Does Mile Jedinak get enough appreciation from Crystal Palace fans?

Written by Patrick Stevens

Has there ever been a player to so divide opinions? From the moment he arrived he was loved and loathed in equal measure. Some focused on his strength and dominance in midfield, while others pointed to his passing (or lack of it).

And that remains the case today.

It is true his passing is not the best, he makes mistakes, and sometimes fouls far too obviously - including in the penalty area. But, for me, all of this misses the point. And that is that Mile Jedinak is a leader beyond compare, on and off the pitch, who gives everything, every second of every game and is a major reason this is the best six years ever.

Do we love him enough? Of course not. Because however much we love him, it could never be enough.

Let's look at the basic facts. He has been a key player at the heart of our midfield during the rise and rise of our club. From the lower reaches of the Championship, to the play off victory, survival then a top half premier league finish. And now the FA Cup Final: Jedi has led the way.

Captain for most of this, he epitomised all that has made us great. From unknown to a cult figure? Remember 'Every Palace needs a knight - Ours is a Jedi!'. Remember how he did his ankle early in the play-off final at Wembley and yet won every header, every tackle and played as if he would allow only one outcome?

'Well he won't be able to do it in the Premier League' they said. Not only was he one of the most consistent players in two seasons we confounded all the critics, his stats put him alongside some of the best players in Europe. The man was rightly recognised as a colossus.

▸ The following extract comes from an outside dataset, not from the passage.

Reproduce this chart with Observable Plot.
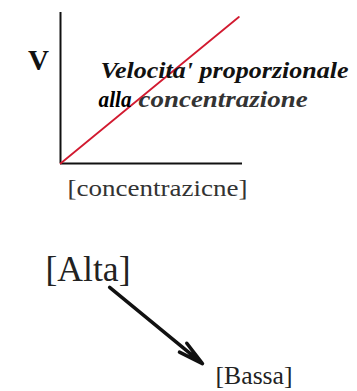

When Pulis built a team capable of going toe to toe with anyone, who did he make leader? And who did he try to sign for his next team? When asked, Pulis always says that before he took the job he asked what type of players he would inherit and was told they were special. They were. And he is always clear: Jedi was foremost amongst them and crucial to all we achieved. When Pards came in he too kept Jedi as his leader.

And it doesn't stop there; in this time he has become the most capped Palace player ever and captained Australia to their first ever cup success; once again leading with a typical determination, resolve and heart. In the final, after his team suffered the agony of a last minute equaliser, and clearly exhausted and badly injured, he stepped up another level and forced an Aussie win. And don't forget; he did that despite an injury that would keep him out for weeks. But that's Jedi: He would die on the pitch for his team and the fans.

And so to this year. I am constantly amazed at the regular stream of 'he's past it', 'he can't do it at this level'; all ignoring that, like any player he needs a run of games before being judged and missing the point that without him we started going down the league for the first time.

And is it any coincidence that our return to form coincides with his return to the team? Of course not! Is it a surprise that most had him as MoM in the must win Norwich game (after he threw his body in front of everything) and that he was MoM in the semi final? Another classic Jedi performance. 'They shall not pass': Watford would have had to have shot him to get to that final.

The non believers, with their predictable 'we need a CB CM and CF' (and Who doesn't btw?) should hang their heads in shame as Jedi shed blood sweat and tears for us.

And win, lose or draw who is the only player to walk round the pitch and to the corner and truly thank the fans? Every game. It is our captain; Mile Jedinak. The least we can do is treat him with the same respect.

Like one of our other greatest leaders at Palace - Geoff Thomas - Jedi is an inspiration and a leader of men. We are a different team on and off the pitch with him, and we discard him at our peril. They say 'you don't know what you've got till it's gone'; but I do. We have one of the greatest players to have pulled on a Palace shirt: Mile Jedinak.

Not your modern financial mercenary, but an old school footballer. Not the most talented, but heart, soul and a real edge, that makes us soar. Much like Palace itself.

And I, for one, hope he's still playing at the heart of our midfield when he's seventy-eight.